I'm not sure what you mean here. There is an auditor requirement "where reasonable," and presumably "reasonable" would be entirely up to a court's discretion. Also, "technical experts" in the context of this law, wouldn't necessarily be the developer of the site, but rather technical experts who are trained in complying with this law. Likely, that means someone brought in by a law firm or professional auditing outfit, at enormous expense.
No, you're still not correct, because the problem with your claim isn't simply that you have to be a larger company to face prison time, but that there's only one offense in the bill that includes that thread: knowingly certifying fraudulent data protection reports. I'm like the 4th person on this (broader) thread to point that out, and this is at least the 3rd time I've pointed it out to you.
By the way, did Flappy Bird even collect NPI? Or is this an even sillier example?
there's only one offense in the bill that includes that thread: knowingly certifying fraudulent data protection reports.

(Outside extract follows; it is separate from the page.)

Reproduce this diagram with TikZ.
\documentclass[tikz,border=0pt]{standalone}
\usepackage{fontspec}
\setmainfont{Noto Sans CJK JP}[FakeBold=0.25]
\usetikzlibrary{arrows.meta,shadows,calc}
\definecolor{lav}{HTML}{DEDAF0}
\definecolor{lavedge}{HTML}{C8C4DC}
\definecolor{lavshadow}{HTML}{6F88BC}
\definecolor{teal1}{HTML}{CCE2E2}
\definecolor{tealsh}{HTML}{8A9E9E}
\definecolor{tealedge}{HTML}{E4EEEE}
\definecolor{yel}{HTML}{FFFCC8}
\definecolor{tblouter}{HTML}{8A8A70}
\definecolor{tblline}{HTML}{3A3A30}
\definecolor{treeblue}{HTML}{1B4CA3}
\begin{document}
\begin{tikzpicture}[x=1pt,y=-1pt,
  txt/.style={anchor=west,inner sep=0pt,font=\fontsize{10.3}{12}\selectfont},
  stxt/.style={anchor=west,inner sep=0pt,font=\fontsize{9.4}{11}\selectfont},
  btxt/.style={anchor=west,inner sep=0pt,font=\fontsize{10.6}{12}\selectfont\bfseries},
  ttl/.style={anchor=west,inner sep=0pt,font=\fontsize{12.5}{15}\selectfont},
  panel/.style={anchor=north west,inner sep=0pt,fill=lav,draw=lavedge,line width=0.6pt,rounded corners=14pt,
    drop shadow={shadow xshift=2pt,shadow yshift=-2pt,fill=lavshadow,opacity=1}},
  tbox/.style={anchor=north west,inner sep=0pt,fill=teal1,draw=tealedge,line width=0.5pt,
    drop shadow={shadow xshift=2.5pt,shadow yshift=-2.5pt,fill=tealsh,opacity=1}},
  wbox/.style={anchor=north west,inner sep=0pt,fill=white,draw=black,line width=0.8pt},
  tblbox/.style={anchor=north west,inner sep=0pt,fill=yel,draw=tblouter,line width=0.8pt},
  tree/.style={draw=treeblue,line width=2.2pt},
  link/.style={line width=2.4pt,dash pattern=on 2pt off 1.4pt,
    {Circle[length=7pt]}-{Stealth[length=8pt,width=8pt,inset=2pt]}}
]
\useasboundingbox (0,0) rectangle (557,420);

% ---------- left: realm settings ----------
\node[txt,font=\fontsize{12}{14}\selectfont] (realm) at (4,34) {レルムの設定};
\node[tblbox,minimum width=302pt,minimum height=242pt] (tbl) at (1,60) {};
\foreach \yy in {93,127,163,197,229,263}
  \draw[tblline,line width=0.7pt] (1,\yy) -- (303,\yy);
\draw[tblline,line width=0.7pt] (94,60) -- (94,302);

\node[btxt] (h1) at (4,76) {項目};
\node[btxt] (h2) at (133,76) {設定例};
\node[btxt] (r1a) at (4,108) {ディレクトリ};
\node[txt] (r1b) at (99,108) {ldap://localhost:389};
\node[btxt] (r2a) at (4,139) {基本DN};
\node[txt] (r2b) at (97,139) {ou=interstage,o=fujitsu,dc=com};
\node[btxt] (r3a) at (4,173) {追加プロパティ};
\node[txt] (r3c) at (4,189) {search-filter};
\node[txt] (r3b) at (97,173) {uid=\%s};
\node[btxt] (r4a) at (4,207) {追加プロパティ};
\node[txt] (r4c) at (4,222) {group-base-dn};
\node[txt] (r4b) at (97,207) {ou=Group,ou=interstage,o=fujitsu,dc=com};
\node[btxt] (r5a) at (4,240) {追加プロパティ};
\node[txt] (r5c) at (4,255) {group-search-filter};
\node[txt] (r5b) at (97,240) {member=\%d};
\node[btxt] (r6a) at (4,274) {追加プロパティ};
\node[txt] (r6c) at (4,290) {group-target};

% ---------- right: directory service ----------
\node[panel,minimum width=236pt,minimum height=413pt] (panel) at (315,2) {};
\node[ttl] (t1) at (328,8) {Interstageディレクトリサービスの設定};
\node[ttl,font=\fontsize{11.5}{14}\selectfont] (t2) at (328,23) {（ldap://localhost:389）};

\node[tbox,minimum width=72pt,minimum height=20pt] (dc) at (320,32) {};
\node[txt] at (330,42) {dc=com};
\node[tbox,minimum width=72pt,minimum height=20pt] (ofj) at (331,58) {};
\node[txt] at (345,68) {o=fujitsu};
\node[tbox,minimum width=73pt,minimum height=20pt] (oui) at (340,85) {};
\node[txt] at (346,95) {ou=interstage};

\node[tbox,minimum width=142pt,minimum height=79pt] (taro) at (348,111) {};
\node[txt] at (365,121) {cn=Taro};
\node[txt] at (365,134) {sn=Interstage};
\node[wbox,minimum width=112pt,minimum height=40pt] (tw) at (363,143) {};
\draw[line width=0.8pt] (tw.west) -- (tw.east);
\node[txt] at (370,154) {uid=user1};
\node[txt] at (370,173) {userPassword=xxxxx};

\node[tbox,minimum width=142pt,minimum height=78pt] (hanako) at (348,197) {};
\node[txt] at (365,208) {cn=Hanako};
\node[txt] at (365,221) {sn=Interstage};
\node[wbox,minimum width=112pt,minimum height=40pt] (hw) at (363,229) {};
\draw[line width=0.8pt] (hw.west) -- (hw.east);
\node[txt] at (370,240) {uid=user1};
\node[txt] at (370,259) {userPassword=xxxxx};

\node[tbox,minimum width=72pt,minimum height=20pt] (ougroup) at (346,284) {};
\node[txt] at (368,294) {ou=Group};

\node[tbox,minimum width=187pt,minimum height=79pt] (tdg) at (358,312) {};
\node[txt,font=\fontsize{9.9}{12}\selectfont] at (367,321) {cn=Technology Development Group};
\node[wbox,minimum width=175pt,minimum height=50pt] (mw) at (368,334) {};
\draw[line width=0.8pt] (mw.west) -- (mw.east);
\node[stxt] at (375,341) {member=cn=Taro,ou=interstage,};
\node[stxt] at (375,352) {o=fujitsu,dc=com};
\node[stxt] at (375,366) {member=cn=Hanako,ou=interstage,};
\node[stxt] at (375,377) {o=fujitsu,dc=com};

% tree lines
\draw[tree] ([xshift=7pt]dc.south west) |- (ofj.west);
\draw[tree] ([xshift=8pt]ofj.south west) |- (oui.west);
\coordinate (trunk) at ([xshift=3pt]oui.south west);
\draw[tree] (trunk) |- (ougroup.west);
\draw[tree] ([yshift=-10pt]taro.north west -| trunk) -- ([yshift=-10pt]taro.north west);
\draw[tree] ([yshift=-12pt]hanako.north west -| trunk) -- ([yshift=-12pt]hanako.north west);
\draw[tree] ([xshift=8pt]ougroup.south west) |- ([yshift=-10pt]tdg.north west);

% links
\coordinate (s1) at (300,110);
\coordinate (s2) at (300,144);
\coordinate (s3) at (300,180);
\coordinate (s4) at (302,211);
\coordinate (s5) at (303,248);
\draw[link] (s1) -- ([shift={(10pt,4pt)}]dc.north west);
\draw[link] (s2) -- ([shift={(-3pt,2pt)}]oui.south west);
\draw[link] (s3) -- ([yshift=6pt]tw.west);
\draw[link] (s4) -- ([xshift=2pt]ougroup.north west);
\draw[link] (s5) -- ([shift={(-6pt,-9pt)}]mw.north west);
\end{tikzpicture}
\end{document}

That's what it says, but one would have to believe that failing to file such reports would also be a criminal violation in any final draft of the bill. Otherwise what would be the point of the bill? Does it make sense to you that they would have a bill like this, and provide a simple way to avoid it: just don't file? That appears to be an oversight by the author, but one would undoubtedly be fixed.
By the way, did Flappy Bird even collect NPI?

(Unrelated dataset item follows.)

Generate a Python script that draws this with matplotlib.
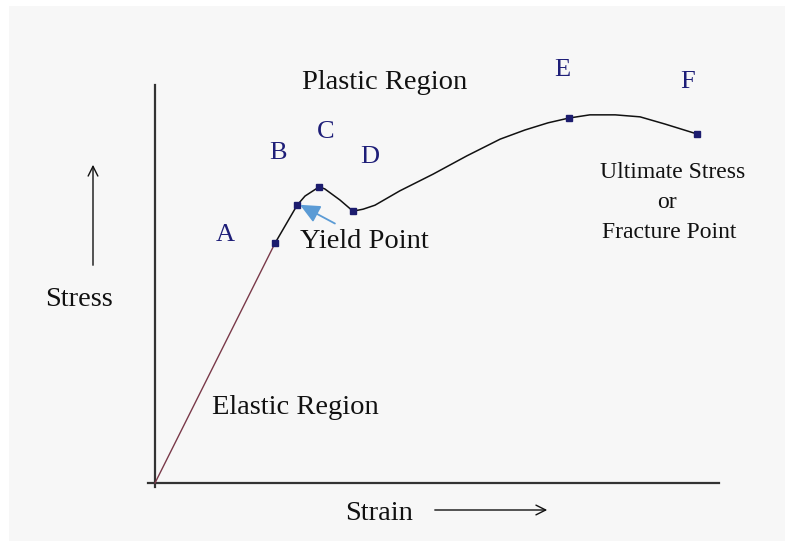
import matplotlib
matplotlib.use("Agg")
import matplotlib.pyplot as plt
from matplotlib.patches import Rectangle, FancyArrowPatch

# ---- data (arbitrary units: strain 0-100, stress 0-100) ----
strain = [0, 21.3, 25.2, 26.6, 29.1, 30.1, 32.8, 35.1, 36.9, 39.0, 43.4, 49.3,
          55.3, 61.2, 65.6, 69.7, 73.4, 77.1, 81.6, 86.0, 90.4, 96.1]
stress = [0, 60.3, 69.8, 72.1, 74.4, 73.9, 71.1, 68.3, 68.8, 69.8, 73.4, 77.6,
          82.2, 86.4, 88.7, 90.5, 91.7, 92.5, 92.5, 92.0, 90.2, 87.7]
point_labels = ["A", "B", "C", "D", "E", "F"]
point_idx = [1, 2, 4, 7, 16, 21]

W, H = 785, 541
fig = plt.figure(figsize=(W / 100, H / 100), dpi=100, facecolor="white")
fig.patches.append(Rectangle((9 / W, 0), 1, 1 - 6 / H, transform=fig.transFigure,
                             facecolor="#f7f7f7", edgecolor="none", zorder=-5))

def fx(x):
    return x / W

def fy(y):
    return 1 - y / H

# axes geometry (origin at pixel 155, 483)
ax = fig.add_axes([148 / W, (H - 487) / H, (719 - 148) / W, (487 - 85) / H])
ax.set_zorder(2)
ax.set_facecolor("none")
ax.set_xlim(-1.24, 100)
ax.set_ylim(-1.0, 100)
for s in ["top", "right"]:
    ax.spines[s].set_visible(False)
ax.spines["left"].set_position(("data", 0))
ax.spines["bottom"].set_position(("data", 0))
ax.spines["left"].set_bounds(-1.0, 100)
ax.spines["bottom"].set_bounds(-1.24, 100)
for s in ["left", "bottom"]:
    ax.spines[s].set_linewidth(1.6)
    ax.spines[s].set_color("#333333")
ax.set_xticks([])
ax.set_yticks([])

# elastic part (reddish) and rest (black)
ax.plot(strain[:2], stress[:2], color="#7a3a4a", lw=1.0, zorder=3)
ax.plot(strain[1:], stress[1:], color="#111111", lw=1.1, zorder=3,
        solid_joinstyle="round")
ax.plot([strain[i] for i in point_idx], [stress[i] for i in point_idx],
        linestyle="none", marker="s", markersize=4, color="#1c1c6e", zorder=4)

# yield point arrow
bx, by = strain[2], stress[2]
ax.annotate("", xy=(bx + 0.5, by + 0.1), xytext=(bx + 6.7, by - 4.6),
            arrowprops=dict(arrowstyle="-|>,head_length=1.2,head_width=0.55",
                            color="#5b9bd5", lw=1.3, shrinkA=0, shrinkB=0),
            zorder=5)

serif = ["Liberation Serif", "DejaVu Serif"]
txt = dict(family=serif, ha="center", va="center", color="#111111")

# point letters
letter_pos = [(225, 235), (278, 153), (326, 132), (370, 157), (562, 70), (688, 82)]
for lab, (x, y) in zip(point_labels, letter_pos):
    fig.text(fx(x), fy(y), lab, fontsize=19, family=serif, ha="center",
             va="center", color="#1e1e78")

fig.text(fx(385), fy(83), "Plastic Region", fontsize=20.5, **txt)
fig.text(fx(364), fy(242), "Yield Point", fontsize=20.5, **txt)
fig.text(fx(295), fy(408), "Elastic Region", fontsize=20.5, **txt)
fig.text(fx(79), fy(300), "Stress", fontsize=20.5, **txt)
fig.text(fx(379), fy(513), "Strain", fontsize=20.5, **txt)
fig.text(fx(673), fy(172), "Ultimate Stress", fontsize=17, **txt)
fig.text(fx(667), fy(203), "or", fontsize=17, **txt)
fig.text(fx(669), fy(233), "Fracture Point", fontsize=17, **txt)

# direction arrows
fig.add_artist(FancyArrowPatch(
    (fx(93), fy(268)), (fx(93), fy(162)), transform=fig.transFigure,
    arrowstyle="->,head_length=7,head_width=3.5", color="#111111", lw=1.0))
fig.add_artist(FancyArrowPatch(
    (fx(432), fy(510)), (fx(550), fy(510)), transform=fig.transFigure,
    arrowstyle="->,head_length=7,head_width=3.5", color="#111111", lw=1.0))

fig.savefig("out.png", dpi=100, facecolor="white")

Since this bill uses a vague and legally untested definition of "personal information," simply maintaining weblogs containing IP addresses could trigger this.
It is often the case under US law that failing to file paperwork is treated as a much less serious act than filing fraudulent paperwork. If you fail to file a tax return, you're nearly always assessed a penalty (it's a misdemeanor). If you file a fraudulent tax return, you can easily go to prison for a long time (it's a felony).
The original discussion was about the bill draft as it stands - not what it might be in the future - so why would you say it isn't "moving the goalposts" to make an argument out of speculation on the future?